Jadi, Islamisasi sains sungguh tidak tepat. Menjadikan
ayat-ayat Alquran sebagai rujukan, yang sering dianggap salah satu bentuk
Islamisasi sains, juga bukan pada tempatnya. Dalam sains, rujukan yang
digunakan semestinya dapat diterima semua orang, tanpa memandang sistem nilai
yang dianutnya. Tegasnya, tidak ada sains Islam dan sains non-Islam.
Hal yang pasti ada hanyalah saintis Islam dan saintis
non-Islam. Dalam hal ini sistem nilai tidak mungkin dilepaskan. Memang tidak
akan tampak dalam makalah ilmiahnya, tetapi sistem nilai yang dianut seorang
saintis kadang tercermin dalam pemaparan yang bersifat populer atau semi-ilmiah.
"Bacalah dengan nama Tuhanmu yang menciptakan".
Maka, riset saintis Islam berangkat dari keyakinan bahwa Allah pencipta dan
pemelihara alam serta hanya karena-Nya pokok pangkal segala niat.

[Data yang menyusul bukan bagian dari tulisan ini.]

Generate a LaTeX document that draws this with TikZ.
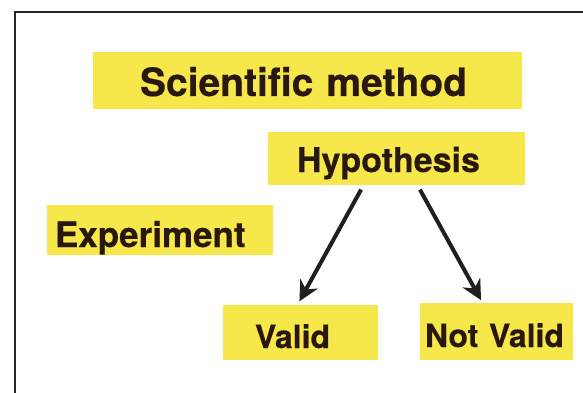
\documentclass[tikz,border=0pt]{standalone}
\usepackage{fontspec}
\setmainfont[BoldFeatures={FakeBold=0.4}]{TeX Gyre Heros}
\usepackage{tikz}
\usetikzlibrary{positioning,arrows.meta}
\definecolor{boxyellow}{RGB}{246,231,74}
\definecolor{inkbrown}{RGB}{40,24,16}

\begin{document}
\begin{tikzpicture}
[x=1pt, y=-1pt,
yellowbox/.style={rectangle, fill=boxyellow, inner ysep=0pt, align=left, text depth=0pt, text height=31pt, text=inkbrown, font=\bfseries\fontsize{32}{36}\selectfont},
titlebox/.style={yellowbox, font=\bfseries\fontsize{39}{42}\selectfont},
arrowline/.style={-{Stealth[length=20pt,width=20pt]}, line width=4pt, black!88},
]
\useasboundingbox (0,0) rectangle (583,393);
\fill[white] (0,0) rectangle (583,393);
\coordinate (ftop) at (583,12);
\coordinate (fcorner) at (15,12);
\coordinate (fbottom) at (15,393);
\draw[line width=1.6pt, black!85] (ftop) -- (fcorner) -- (fbottom);

\node[titlebox, inner xsep=47pt, text width=335pt, minimum height=57pt]	(title) at (307.5,80.5) {Scientific method};
\node[yellowbox, font=\bfseries\fontsize{34}{36}\selectfont, text height=27pt, inner xsep=29pt, text width=199pt, minimum height=53pt]	(hyp) at (396.5,158.5) {Hypothesis};
\node[yellowbox, font=\bfseries\fontsize{35}{36}\selectfont, text height=34pt, inner xsep=8pt, text width=210pt, minimum height=50pt]	(exp) at (160,230) {Experiment};
\node[yellowbox, inner xsep=32pt, text width=91pt, minimum height=55pt]	(valid) at (300.5,332.5) {Valid};
\node[yellowbox, inner xsep=5pt, text width=143pt, minimum height=57pt]	(notvalid) at (496.5,331.5) {Not Valid};

\draw[arrowline, shorten <=5pt, shorten >=4pt] ([xshift=-33pt]hyp.south) -- ([xshift=-3pt]valid.north);
\draw[arrowline, shorten <=5pt, shorten >=3pt] ([xshift=21pt]hyp.south) -- ([xshift=-14pt]notvalid.north);
\end{tikzpicture}
\end{document}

Atas dasar
itu, setiap tahapan riset yang menyingkapkan satu mata rantai rahasia alam
semestinya disyukurinya dengan ungkapan "Rabbana maa khaalaqta haadza
baathilaa, Tuhan kami tidaklah Engkau ciptakan semua ini sia-sia" (Q.
S. 3:191), bukan ungkapan bangga diri.